__What the exercise asks__:
Line by line, repeat the data below exactly, beginning at the first line and ending at the line with "0.8, 0.3, 0.1]". Omit pictures.

__Data provided__:
═══
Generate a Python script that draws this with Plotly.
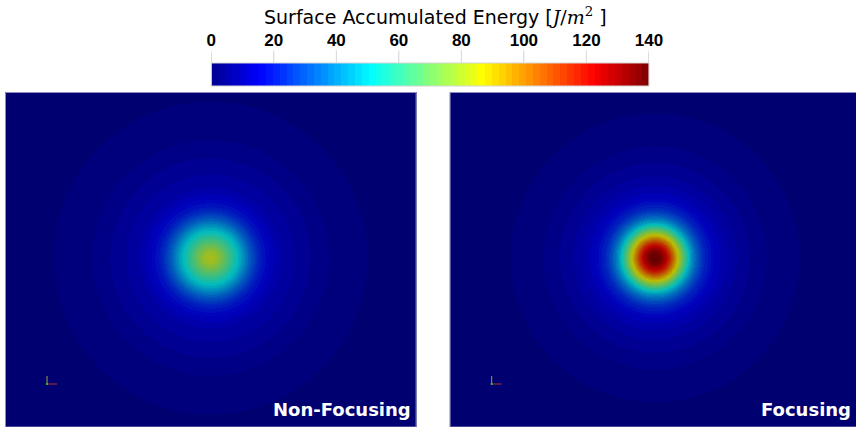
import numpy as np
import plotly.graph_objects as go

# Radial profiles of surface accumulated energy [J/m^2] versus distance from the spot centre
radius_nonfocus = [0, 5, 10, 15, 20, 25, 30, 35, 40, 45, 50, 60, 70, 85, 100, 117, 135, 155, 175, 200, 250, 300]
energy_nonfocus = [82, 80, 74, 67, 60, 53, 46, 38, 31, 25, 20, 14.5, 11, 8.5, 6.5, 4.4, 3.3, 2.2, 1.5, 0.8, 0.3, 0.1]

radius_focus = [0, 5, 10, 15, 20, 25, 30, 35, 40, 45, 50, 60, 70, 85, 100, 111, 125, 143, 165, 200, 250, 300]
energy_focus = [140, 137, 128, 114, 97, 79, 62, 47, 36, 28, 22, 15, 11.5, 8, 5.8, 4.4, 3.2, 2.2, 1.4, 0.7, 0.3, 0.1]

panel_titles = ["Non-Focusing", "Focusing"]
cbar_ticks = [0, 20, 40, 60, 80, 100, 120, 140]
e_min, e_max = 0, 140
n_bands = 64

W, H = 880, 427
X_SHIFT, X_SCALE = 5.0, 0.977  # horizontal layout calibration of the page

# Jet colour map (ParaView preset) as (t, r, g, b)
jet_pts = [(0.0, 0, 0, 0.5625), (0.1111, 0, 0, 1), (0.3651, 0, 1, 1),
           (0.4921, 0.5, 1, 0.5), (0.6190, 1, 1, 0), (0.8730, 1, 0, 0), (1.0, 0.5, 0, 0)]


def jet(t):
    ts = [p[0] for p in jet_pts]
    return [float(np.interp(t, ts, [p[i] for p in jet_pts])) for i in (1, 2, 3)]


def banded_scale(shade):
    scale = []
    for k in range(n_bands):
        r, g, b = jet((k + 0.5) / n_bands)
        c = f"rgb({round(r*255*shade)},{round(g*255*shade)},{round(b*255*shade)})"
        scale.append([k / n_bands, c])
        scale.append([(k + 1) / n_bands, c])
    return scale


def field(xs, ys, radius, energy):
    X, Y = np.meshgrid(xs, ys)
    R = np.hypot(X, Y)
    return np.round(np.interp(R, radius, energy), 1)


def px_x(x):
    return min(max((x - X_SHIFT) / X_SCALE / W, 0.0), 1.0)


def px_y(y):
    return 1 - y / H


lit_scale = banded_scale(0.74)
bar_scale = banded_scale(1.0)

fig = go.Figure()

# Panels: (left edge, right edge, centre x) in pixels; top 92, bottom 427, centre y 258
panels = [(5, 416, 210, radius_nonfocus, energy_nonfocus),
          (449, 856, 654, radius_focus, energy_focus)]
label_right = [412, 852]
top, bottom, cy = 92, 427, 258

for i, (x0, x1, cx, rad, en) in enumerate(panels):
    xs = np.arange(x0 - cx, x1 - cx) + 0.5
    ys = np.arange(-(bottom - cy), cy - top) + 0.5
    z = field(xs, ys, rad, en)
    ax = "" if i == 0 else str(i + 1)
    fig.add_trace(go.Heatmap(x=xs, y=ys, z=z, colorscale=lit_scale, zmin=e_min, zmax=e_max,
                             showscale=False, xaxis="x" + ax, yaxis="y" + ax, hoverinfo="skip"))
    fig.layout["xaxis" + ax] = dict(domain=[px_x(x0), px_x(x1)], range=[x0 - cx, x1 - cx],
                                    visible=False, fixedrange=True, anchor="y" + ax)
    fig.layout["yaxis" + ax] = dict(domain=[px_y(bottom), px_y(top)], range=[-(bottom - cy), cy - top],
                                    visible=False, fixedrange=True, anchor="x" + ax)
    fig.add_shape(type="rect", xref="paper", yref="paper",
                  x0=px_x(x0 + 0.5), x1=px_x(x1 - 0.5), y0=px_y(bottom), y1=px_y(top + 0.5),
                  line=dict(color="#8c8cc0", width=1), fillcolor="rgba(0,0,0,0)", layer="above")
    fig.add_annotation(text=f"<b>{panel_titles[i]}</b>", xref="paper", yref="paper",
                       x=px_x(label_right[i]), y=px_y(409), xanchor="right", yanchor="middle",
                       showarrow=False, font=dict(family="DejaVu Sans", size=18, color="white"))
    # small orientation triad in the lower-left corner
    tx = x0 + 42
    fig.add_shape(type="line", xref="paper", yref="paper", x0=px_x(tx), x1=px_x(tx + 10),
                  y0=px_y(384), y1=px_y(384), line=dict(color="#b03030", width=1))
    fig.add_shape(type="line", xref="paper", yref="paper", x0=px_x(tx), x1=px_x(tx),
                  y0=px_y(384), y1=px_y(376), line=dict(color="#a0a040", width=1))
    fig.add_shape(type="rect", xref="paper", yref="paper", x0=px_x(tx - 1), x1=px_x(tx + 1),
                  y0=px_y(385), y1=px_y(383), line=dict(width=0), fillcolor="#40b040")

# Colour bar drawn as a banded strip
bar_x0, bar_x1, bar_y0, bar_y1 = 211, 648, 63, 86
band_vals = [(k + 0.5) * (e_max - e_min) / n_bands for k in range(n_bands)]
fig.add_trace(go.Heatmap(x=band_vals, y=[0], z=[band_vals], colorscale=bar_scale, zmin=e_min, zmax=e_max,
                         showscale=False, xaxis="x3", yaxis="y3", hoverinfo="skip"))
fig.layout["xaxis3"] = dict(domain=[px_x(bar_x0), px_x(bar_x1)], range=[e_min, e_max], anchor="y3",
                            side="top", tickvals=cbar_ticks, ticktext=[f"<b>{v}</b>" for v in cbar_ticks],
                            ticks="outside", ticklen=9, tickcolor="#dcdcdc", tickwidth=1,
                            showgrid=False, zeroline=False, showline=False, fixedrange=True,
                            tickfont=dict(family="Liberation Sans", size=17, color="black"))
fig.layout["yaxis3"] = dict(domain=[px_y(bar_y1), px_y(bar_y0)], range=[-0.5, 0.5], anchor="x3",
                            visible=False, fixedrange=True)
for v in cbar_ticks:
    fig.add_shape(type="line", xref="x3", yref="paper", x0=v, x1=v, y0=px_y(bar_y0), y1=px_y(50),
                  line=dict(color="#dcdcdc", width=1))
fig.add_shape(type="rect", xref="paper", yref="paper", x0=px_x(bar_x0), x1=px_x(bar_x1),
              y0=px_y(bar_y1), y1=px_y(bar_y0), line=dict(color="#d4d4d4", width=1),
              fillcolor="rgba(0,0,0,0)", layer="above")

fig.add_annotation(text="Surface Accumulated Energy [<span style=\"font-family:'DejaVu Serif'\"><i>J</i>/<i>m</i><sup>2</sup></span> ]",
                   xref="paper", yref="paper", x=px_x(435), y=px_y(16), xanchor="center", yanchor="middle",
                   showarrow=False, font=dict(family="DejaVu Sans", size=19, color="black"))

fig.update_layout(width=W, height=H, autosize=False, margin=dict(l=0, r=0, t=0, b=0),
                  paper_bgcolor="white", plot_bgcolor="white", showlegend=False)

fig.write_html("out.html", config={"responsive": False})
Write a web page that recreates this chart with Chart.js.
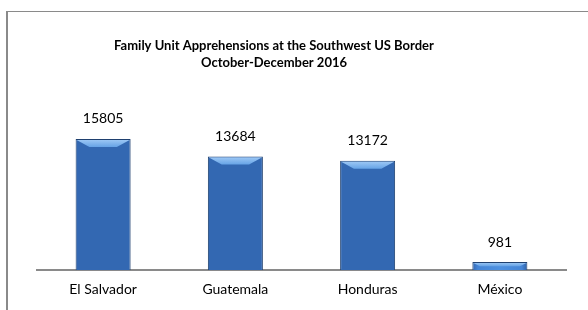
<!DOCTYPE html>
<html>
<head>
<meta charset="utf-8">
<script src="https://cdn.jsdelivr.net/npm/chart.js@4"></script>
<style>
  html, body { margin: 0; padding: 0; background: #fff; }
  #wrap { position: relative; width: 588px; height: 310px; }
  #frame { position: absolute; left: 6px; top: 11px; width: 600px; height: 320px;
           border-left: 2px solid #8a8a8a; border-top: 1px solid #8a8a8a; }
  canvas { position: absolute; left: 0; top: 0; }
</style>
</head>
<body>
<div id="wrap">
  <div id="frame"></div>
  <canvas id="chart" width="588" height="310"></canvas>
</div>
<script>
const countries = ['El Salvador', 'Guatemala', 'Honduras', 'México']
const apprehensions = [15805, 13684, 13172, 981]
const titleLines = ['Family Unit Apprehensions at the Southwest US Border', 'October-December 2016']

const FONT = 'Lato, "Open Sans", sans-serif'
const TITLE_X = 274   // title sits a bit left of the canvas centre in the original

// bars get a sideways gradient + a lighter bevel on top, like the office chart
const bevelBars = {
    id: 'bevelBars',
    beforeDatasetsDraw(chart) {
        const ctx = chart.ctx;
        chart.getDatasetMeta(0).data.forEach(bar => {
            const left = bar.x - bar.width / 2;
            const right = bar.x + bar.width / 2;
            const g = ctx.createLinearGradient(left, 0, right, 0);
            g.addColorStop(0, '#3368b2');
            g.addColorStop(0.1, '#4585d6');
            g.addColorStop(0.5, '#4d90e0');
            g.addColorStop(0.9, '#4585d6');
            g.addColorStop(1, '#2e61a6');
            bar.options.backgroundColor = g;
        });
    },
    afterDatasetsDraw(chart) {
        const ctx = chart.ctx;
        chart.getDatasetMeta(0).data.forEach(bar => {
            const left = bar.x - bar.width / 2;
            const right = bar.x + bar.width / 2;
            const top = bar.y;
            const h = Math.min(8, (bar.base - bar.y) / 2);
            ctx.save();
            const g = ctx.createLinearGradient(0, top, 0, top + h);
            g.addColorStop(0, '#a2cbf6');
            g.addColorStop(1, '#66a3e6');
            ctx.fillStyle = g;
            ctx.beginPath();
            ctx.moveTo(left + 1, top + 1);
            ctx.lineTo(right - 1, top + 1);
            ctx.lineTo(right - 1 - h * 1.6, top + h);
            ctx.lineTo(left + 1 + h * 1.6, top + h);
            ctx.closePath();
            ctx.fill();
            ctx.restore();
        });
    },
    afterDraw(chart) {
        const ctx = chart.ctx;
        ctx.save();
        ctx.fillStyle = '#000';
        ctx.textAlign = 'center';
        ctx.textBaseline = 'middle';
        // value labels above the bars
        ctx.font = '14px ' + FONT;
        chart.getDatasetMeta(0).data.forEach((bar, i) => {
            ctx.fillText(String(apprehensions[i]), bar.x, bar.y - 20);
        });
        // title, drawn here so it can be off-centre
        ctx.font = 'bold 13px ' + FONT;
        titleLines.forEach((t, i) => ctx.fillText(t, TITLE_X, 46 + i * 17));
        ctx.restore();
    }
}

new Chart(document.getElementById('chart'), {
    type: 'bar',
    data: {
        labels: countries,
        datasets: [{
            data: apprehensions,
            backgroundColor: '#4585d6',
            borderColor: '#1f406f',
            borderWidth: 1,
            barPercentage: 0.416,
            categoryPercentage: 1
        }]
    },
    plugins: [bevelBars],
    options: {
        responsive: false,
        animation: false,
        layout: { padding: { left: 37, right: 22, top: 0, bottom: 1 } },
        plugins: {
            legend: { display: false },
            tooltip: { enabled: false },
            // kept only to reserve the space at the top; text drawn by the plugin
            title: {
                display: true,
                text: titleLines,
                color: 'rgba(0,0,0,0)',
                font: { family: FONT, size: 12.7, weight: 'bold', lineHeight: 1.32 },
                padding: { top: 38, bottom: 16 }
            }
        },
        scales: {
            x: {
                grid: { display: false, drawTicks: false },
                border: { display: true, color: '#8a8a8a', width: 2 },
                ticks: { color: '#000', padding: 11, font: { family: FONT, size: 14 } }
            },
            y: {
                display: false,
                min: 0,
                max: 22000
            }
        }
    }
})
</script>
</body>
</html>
═══
__Reply to the task__:
Generate a Python script that draws this with Plotly.
import numpy as np
import plotly.graph_objects as go

# Radial profiles of surface accumulated energy [J/m^2] versus distance from the spot centre
radius_nonfocus = [0, 5, 10, 15, 20, 25, 30, 35, 40, 45, 50, 60, 70, 85, 100, 117, 135, 155, 175, 200, 250, 300]
energy_nonfocus = [82, 80, 74, 67, 60, 53, 46, 38, 31, 25, 20, 14.5, 11, 8.5, 6.5, 4.4, 3.3, 2.2, 1.5, 0.8, 0.3, 0.1]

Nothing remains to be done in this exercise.